• Short exercise
Each entry below is to be given again word for word, with no pictures.

######

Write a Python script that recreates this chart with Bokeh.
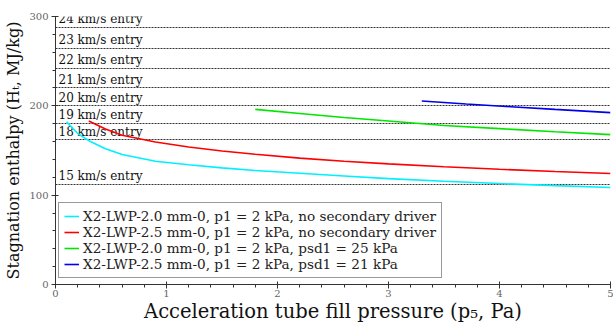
from bokeh.plotting import figure
from bokeh.models import Range1d, FixedTicker, Legend, LegendItem, ColumnDataSource
from bokeh.core.properties import value
from bokeh.embed import file_html
from bokeh.resources import INLINE

# Entry-speed reference lines
entry_speeds = ["15", "18", "19", "20", "21", "22", "23", "24"]
entry_enthalpy = [112.5, 162.0, 180.5, 200.0, 220.5, 242.0, 264.5, 288.0]

# Series
cyan_x = [0.10, 0.20, 0.30, 0.45, 0.60, 0.90, 1.20, 1.50, 1.80, 2.20, 2.60, 3.00, 3.50, 4.00, 4.50, 5.00]
cyan_y = [182.0, 169.0, 161.0, 152.0, 145.5, 138.0, 134.0, 130.5, 127.6, 124.5, 121.5, 118.5, 115.6, 113.0, 110.7, 108.6]

red_x = [0.30, 0.45, 0.60, 0.90, 1.20, 1.50, 1.80, 2.20, 2.60, 3.00, 3.50, 4.00, 4.50, 5.00]
red_y = [183.0, 174.0, 167.0, 159.6, 154.0, 149.5, 145.8, 141.5, 138.0, 135.0, 131.8, 129.0, 126.5, 124.2]

green_x = [1.80, 2.20, 2.60, 3.00, 3.50, 4.00, 4.50, 5.00]
green_y = [196.0, 191.5, 187.0, 183.0, 178.0, 174.5, 171.0, 167.8]

blue_x = [3.30, 3.70, 4.10, 4.50, 5.00]
blue_y = [205.4, 202.0, 199.0, 196.0, 192.4]

series_labels = [
    "X2-LWP-2.0 mm-0, p1 = 2 kPa, no secondary driver",
    "X2-LWP-2.5 mm-0, p1 = 2 kPa, no secondary driver",
    "X2-LWP-2.0 mm-0, p1 = 2 kPa, psd1 = 25 kPa",
    "X2-LWP-2.5 mm-0, p1 = 2 kPa, psd1 = 21 kPa",
]
series_colors = ["#00f0ff", "#ff0000", "#00e600", "#0000ee"]

x_ticks = [0, 1, 2, 3, 4, 5]
y_ticks = [0, 100, 200, 300]

FONT = "DejaVu Serif"

p = figure(width=613, height=325, output_backend="svg", toolbar_location=None,
           x_range=Range1d(0, 5), y_range=Range1d(0, 300),
           min_border_left=55, min_border_right=3, min_border_top=16, min_border_bottom=40)
p.outline_line_color = None
p.xgrid.visible = False
p.ygrid.visible = False

for ax in (p.xaxis[0], p.yaxis[0]):
    ax.axis_line_color = "#333333"
    ax.major_tick_line_color = "#333333"
    ax.minor_tick_line_color = "#333333"
    ax.major_tick_in = 3
    ax.major_tick_out = 4
    ax.minor_tick_in = 0
    ax.minor_tick_out = 3
    ax.major_label_text_font = FONT
    ax.major_label_text_font_size = "10px"
    ax.major_label_text_color = "#666666"
    ax.axis_label_text_font = FONT
    ax.axis_label_text_font_style = "normal"
    ax.axis_label_text_color = "#111111"

p.xaxis.ticker = FixedTicker(ticks=x_ticks, minor_ticks=[i * 0.2 for i in range(26)])
p.yaxis.ticker = FixedTicker(ticks=y_ticks, minor_ticks=[i * 20 for i in range(16)])
p.xaxis.axis_label = "Acceleration tube fill pressure (p\u2085, Pa)"
p.yaxis.axis_label = "Stagnation enthalpy (H\u209c, MJ/kg)"
p.xaxis.axis_label_text_font_size = "19.5px"
p.yaxis.axis_label_text_font_size = "16px"
p.xaxis.axis_label_standoff = 0
p.yaxis.axis_label_standoff = 3
p.xaxis.major_label_standoff = 1
p.yaxis.major_label_standoff = 3

# entry lines
src = ColumnDataSource(dict(y=entry_enthalpy, txt=[s + " km/s entry" for s in entry_speeds],
                            x=[0] * len(entry_speeds)))
p.hspan(y="y", source=src, line_color="#333333", line_width=1.2, line_dash="2 1")
p.text(x="x", y="y", text="txt", source=src, x_offset=3, y_offset=-1,
       text_baseline="bottom", text_align="left", text_font=value(FONT),
       text_font_size="12px", text_color="#111111")

items = []
for xs, ys, lab, col in zip([cyan_x, red_x, green_x, blue_x], [cyan_y, red_y, green_y, blue_y],
                            series_labels, series_colors):
    r = p.line(xs, ys, line_color=col, line_width=1.6)
    items.append(LegendItem(label=lab, renderers=[r]))

legend = Legend(items=items, location=(3, 6))
legend.label_text_font = FONT
legend.label_text_font_size = "13.6px"
legend.label_text_color = "#222222"
legend.border_line_color = "#333333"
legend.border_line_width = 1.5
legend.padding = 5
legend.spacing = 0
legend.margin = 0
legend.label_height = 14
legend.glyph_height = 14
legend.glyph_width = 15
legend.label_standoff = 4
legend.background_fill_alpha = 1.0
p.add_layout(legend, "center")

open("out.html", "w").write(file_html(p, INLINE))
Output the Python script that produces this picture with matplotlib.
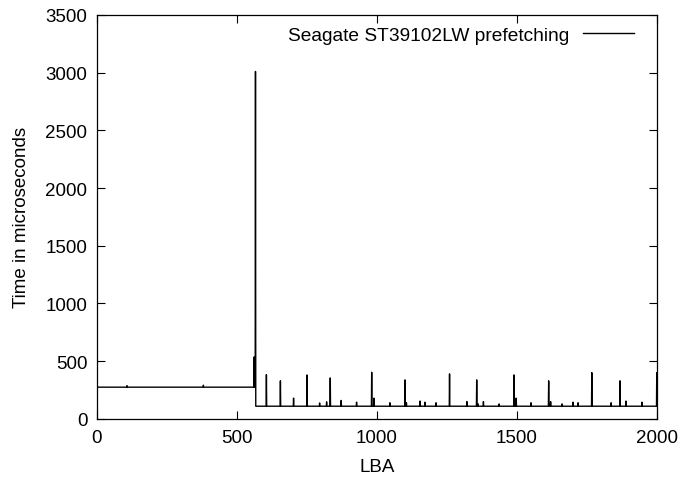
import numpy as np
import matplotlib.pyplot as plt

plt.rcParams['font.family'] = ['Liberation Sans', 'DejaVu Sans']

# baseline levels (microseconds)
pre_level = 275
post_level = 110
step_lba = 567

# small bumps on the early plateau
pre_bump_lba = [107, 380]
pre_bump_us = [288, 292]

# spikes after the step
spike_lba = [561, 566, 605, 655, 702, 750, 795, 820, 833, 872, 927, 981, 989,
             1046, 1100, 1105, 1154, 1171, 1211, 1259, 1321, 1356, 1361, 1380,
             1436, 1489, 1497, 1550, 1613, 1620, 1661, 1700, 1718, 1767, 1836,
             1868, 1889, 1946, 1999]
spike_us = [537, 3010, 384, 330, 180, 381, 138, 148, 355, 160, 145, 404, 180,
            140, 338, 140, 155, 145, 140, 390, 150, 338, 130, 150,
            130, 381, 180, 140, 330, 150, 130, 145, 140, 401, 140,
            330, 155, 145, 400]

lba = np.arange(0, 2001)
t = np.where(lba < step_lba, pre_level, post_level).astype(float)
for x, y in zip(pre_bump_lba, pre_bump_us):
    t[x] = y
for x, y in zip(spike_lba, spike_us):
    t[x] = y

fig = plt.figure(figsize=(6.83, 4.81), dpi=100)
ax = fig.add_axes([0.142, 0.127, 0.820, 0.840])
ax.plot(lba, t, color='black', lw=1.0, label='Seagate ST39102LW prefetching')

ax.set_xlim(0, 2000)
ax.set_ylim(0, 3500)
ax.set_xticks([0, 500, 1000, 1500, 2000])
ax.set_yticks(range(0, 3501, 500))
ax.tick_params(direction='in', length=6, width=0.8, labelsize=13.5, pad=7,
               top=True, right=True)
for s in ax.spines.values():
    s.set_linewidth(0.9)

ax.set_xlabel('LBA', fontsize=13.5, labelpad=9)
ax.set_ylabel('Time in microseconds', fontsize=13.5, labelpad=11)

ax.legend(loc='upper right', frameon=False, markerfirst=False, fontsize=13.8,
          handlelength=2.7, handletextpad=0.7, borderaxespad=0.2,
          bbox_to_anchor=(0.98, 1.0))

fig.savefig('out.png', dpi=100)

######

• Output for this task
Write a Python script that recreates this chart with Bokeh.
from bokeh.plotting import figure
from bokeh.models import Range1d, FixedTicker, Legend, LegendItem, ColumnDataSource
from bokeh.core.properties import value
from bokeh.embed import file_html
from bokeh.resources import INLINE

# Entry-speed reference lines
entry_speeds = ["15", "18", "19", "20", "21", "22", "23", "24"]
entry_enthalpy = [112.5, 162.0, 180.5, 200.0, 220.5, 242.0, 264.5, 288.0]

# Series
cyan_x = [0.10, 0.20, 0.30, 0.45, 0.60, 0.90, 1.20, 1.50, 1.80, 2.20, 2.60, 3.00, 3.50, 4.00, 4.50, 5.00]
cyan_y = [182.0, 169.0, 161.0, 152.0, 145.5, 138.0, 134.0, 130.5, 127.6, 124.5, 121.5, 118.5, 115.6, 113.0, 110.7, 108.6]

red_x = [0.30, 0.45, 0.60, 0.90, 1.20, 1.50, 1.80, 2.20, 2.60, 3.00, 3.50, 4.00, 4.50, 5.00]
red_y = [183.0, 174.0, 167.0, 159.6, 154.0, 149.5, 145.8, 141.5, 138.0, 135.0, 131.8, 129.0, 126.5, 124.2]

green_x = [1.80, 2.20, 2.60, 3.00, 3.50, 4.00, 4.50, 5.00]
green_y = [196.0, 191.5, 187.0, 183.0, 178.0, 174.5, 171.0, 167.8]

blue_x = [3.30, 3.70, 4.10, 4.50, 5.00]
blue_y = [205.4, 202.0, 199.0, 196.0, 192.4]

series_labels = [
    "X2-LWP-2.0 mm-0, p1 = 2 kPa, no secondary driver",
    "X2-LWP-2.5 mm-0, p1 = 2 kPa, no secondary driver",
    "X2-LWP-2.0 mm-0, p1 = 2 kPa, psd1 = 25 kPa",
    "X2-LWP-2.5 mm-0, p1 = 2 kPa, psd1 = 21 kPa",
]
series_colors = ["#00f0ff", "#ff0000", "#00e600", "#0000ee"]

x_ticks = [0, 1, 2, 3, 4, 5]
y_ticks = [0, 100, 200, 300]

FONT = "DejaVu Serif"

p = figure(width=613, height=325, output_backend="svg", toolbar_location=None,
           x_range=Range1d(0, 5), y_range=Range1d(0, 300),
           min_border_left=55, min_border_right=3, min_border_top=16, min_border_bottom=40)
p.outline_line_color = None
p.xgrid.visible = False
p.ygrid.visible = False

for ax in (p.xaxis[0], p.yaxis[0]):
    ax.axis_line_color = "#333333"
    ax.major_tick_line_color = "#333333"
    ax.minor_tick_line_color = "#333333"
    ax.major_tick_in = 3
    ax.major_tick_out = 4
    ax.minor_tick_in = 0
    ax.minor_tick_out = 3
    ax.major_label_text_font = FONT
    ax.major_label_text_font_size = "10px"
    ax.major_label_text_color = "#666666"
    ax.axis_label_text_font = FONT
    ax.axis_label_text_font_style = "normal"
    ax.axis_label_text_color = "#111111"

p.xaxis.ticker = FixedTicker(ticks=x_ticks, minor_ticks=[i * 0.2 for i in range(26)])
p.yaxis.ticker = FixedTicker(ticks=y_ticks, minor_ticks=[i * 20 for i in range(16)])
p.xaxis.axis_label = "Acceleration tube fill pressure (p\u2085, Pa)"
p.yaxis.axis_label = "Stagnation enthalpy (H\u209c, MJ/kg)"
p.xaxis.axis_label_text_font_size = "19.5px"
p.yaxis.axis_label_text_font_size = "16px"
p.xaxis.axis_label_standoff = 0
p.yaxis.axis_label_standoff = 3
p.xaxis.major_label_standoff = 1
p.yaxis.major_label_standoff = 3

# entry lines
src = ColumnDataSource(dict(y=entry_enthalpy, txt=[s + " km/s entry" for s in entry_speeds],
                            x=[0] * len(entry_speeds)))
p.hspan(y="y", source=src, line_color="#333333", line_width=1.2, line_dash="2 1")
p.text(x="x", y="y", text="txt", source=src, x_offset=3, y_offset=-1,
       text_baseline="bottom", text_align="left", text_font=value(FONT),
       text_font_size="12px", text_color="#111111")

items = []
for xs, ys, lab, col in zip([cyan_x, red_x, green_x, blue_x], [cyan_y, red_y, green_y, blue_y],
                            series_labels, series_colors):
    r = p.line(xs, ys, line_color=col, line_width=1.6)
    items.append(LegendItem(label=lab, renderers=[r]))

legend = Legend(items=items, location=(3, 6))
legend.label_text_font = FONT
legend.label_text_font_size = "13.6px"
legend.label_text_color = "#222222"
legend.border_line_color = "#333333"
legend.border_line_width = 1.5
legend.padding = 5
legend.spacing = 0
legend.margin = 0
legend.label_height = 14
legend.glyph_height = 14
legend.glyph_width = 15
legend.label_standoff = 4
legend.background_fill_alpha = 1.0
p.add_layout(legend, "center")

open("out.html", "w").write(file_html(p, INLINE))
Output the Python script that produces this picture with matplotlib.
import numpy as np
import matplotlib.pyplot as plt

plt.rcParams['font.family'] = ['Liberation Sans', 'DejaVu Sans']

# baseline levels (microseconds)
pre_level = 275
post_level = 110
step_lba = 567

# small bumps on the early plateau
pre_bump_lba = [107, 380]
pre_bump_us = [288, 292]

# spikes after the step
spike_lba = [561, 566, 605, 655, 702, 750, 795, 820, 833, 872, 927, 981, 989,
             1046, 1100, 1105, 1154, 1171, 1211, 1259, 1321, 1356, 1361, 1380,
             1436, 1489, 1497, 1550, 1613, 1620, 1661, 1700, 1718, 1767, 1836,
             1868, 1889, 1946, 1999]
spike_us = [537, 3010, 384, 330, 180, 381, 138, 148, 355, 160, 145, 404, 180,
            140, 338, 140, 155, 145, 140, 390, 150, 338, 130, 150,
            130, 381, 180, 140, 330, 150, 130, 145, 140, 401, 140,
            330, 155, 145, 400]

lba = np.arange(0, 2001)
t = np.where(lba < step_lba, pre_level, post_level).astype(float)
for x, y in zip(pre_bump_lba, pre_bump_us):
    t[x] = y
for x, y in zip(spike_lba, spike_us):
    t[x] = y

fig = plt.figure(figsize=(6.83, 4.81), dpi=100)
ax = fig.add_axes([0.142, 0.127, 0.820, 0.840])
ax.plot(lba, t, color='black', lw=1.0, label='Seagate ST39102LW prefetching')

ax.set_xlim(0, 2000)
ax.set_ylim(0, 3500)
ax.set_xticks([0, 500, 1000, 1500, 2000])
ax.set_yticks(range(0, 3501, 500))
ax.tick_params(direction='in', length=6, width=0.8, labelsize=13.5, pad=7,
               top=True, right=True)
for s in ax.spines.values():
    s.set_linewidth(0.9)

ax.set_xlabel('LBA', fontsize=13.5, labelpad=9)
ax.set_ylabel('Time in microseconds', fontsize=13.5, labelpad=11)

ax.legend(loc='upper right', frameon=False, markerfirst=False, fontsize=13.8,
          handlelength=2.7, handletextpad=0.7, borderaxespad=0.2,
          bbox_to_anchor=(0.98, 1.0))

fig.savefig('out.png', dpi=100)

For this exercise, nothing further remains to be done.